BEIJING (Reuters) - A liberal Chinese economist who had been an outspoken critic of China's ruling Communist Party has been expelled from the elite Peking University, amid a broader crackdown on dissent.

Professor Xia Yeliang, 53, had drawn the ire of school officials for his blog posts calling for democratic reforms and rule of law in China. Xia said he was told on Friday that professors and school leaders had voted to end his contract.

Chinese liberals and intellectuals had hoped the new government under President Xi Jinping that took over in March would be more tolerant of calls for reform but it appears authorities won't tolerate any challenge to their rule.

Journalists, lawyers and rights activists have been detained and arrested in recent months.

"They insisted that it was not a political decision, but I believe it is," Xia told Reuters by telephone. "They told me if I keep telling people it is a political issue, then my situation will get worse. They think I have damaged the image of the school of economics and Peking University."

Xia said he is allowed to teach until the end of January.

He plans to take his case to the university provost and hire a lawyer for a possible appeal.

"I know there is a very narrow hope for winning a lawsuit. There is no way to win. They have the whole system," Xia said.

Before the vote was held, Xia, once a government adviser and commentator in state media, told Reuters he believed he was facing retaliation for a decade of criticism of the government and party.

He said his microblog has been blocked by authorities.

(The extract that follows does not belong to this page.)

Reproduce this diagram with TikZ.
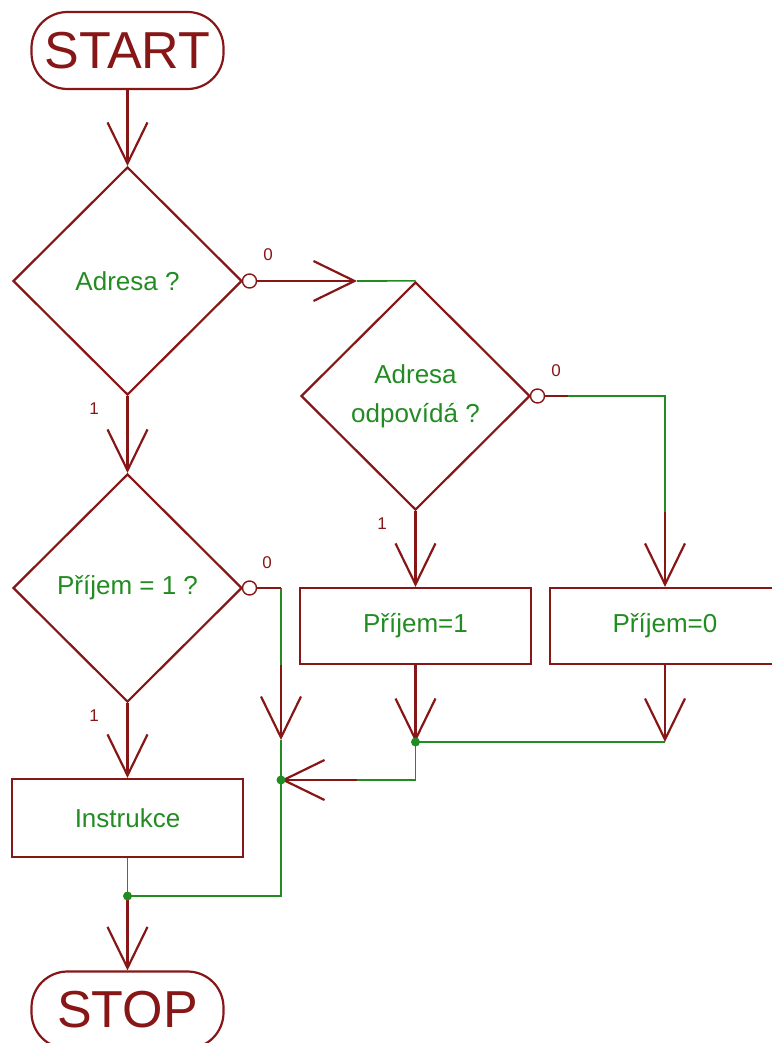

University administrators could not be reached immediately for comment. Zhang Zheng, the party secretary of the university's school of economics, told Reuters before the vote was held that Xia's teaching ability was at issue.

"We're examining whether students believe his classes are taught well," Zhang said in September. "It has absolutely no connection to his political views or advocacy."

ACADEMIC FREEDOM AT STAKE

Xia said he would honour the school's request not to discuss the political elements of his case with students. He said he hopes to find a position at another Chinese university.

Xia's situation has drawn international attention, including from faculty members at Wellesley College in Massachusetts, which has a student exchange programme with Peking University.

More than 130 members of the Wellesley faculty wrote an open letter to Peking University officials in September, saying they would ask college administrators to cancel the exchange programme if Xia was fired for political reasons.

Foreign universities have rushed to set up partnerships and branch campuses in China. The zeal to gain access to the huge education market has raised questions over whether prestigious schools would have to sacrifice academic freedoms under tightly government-controlled curricula.

"What happened to Professor Xia is part of a larger ideological crackdown on higher education in China and, indeed, part of what's happening more generally," William Joseph, a political science professor at Wellesley, said in an email to Reuters.

Xia was a signatory of "Charter 08" - a manifesto organised by jailed Nobel Peace Prize laureate Liu Xiaobo - which advocates political reforms.

In 2012, while holding a visiting researcher post at Stanford University, Xia said Peking University administrators told him to return to Beijing after he used the Internet to call on Chinese intellectuals to gather publicly to demonstrate for freedom of speech and assembly.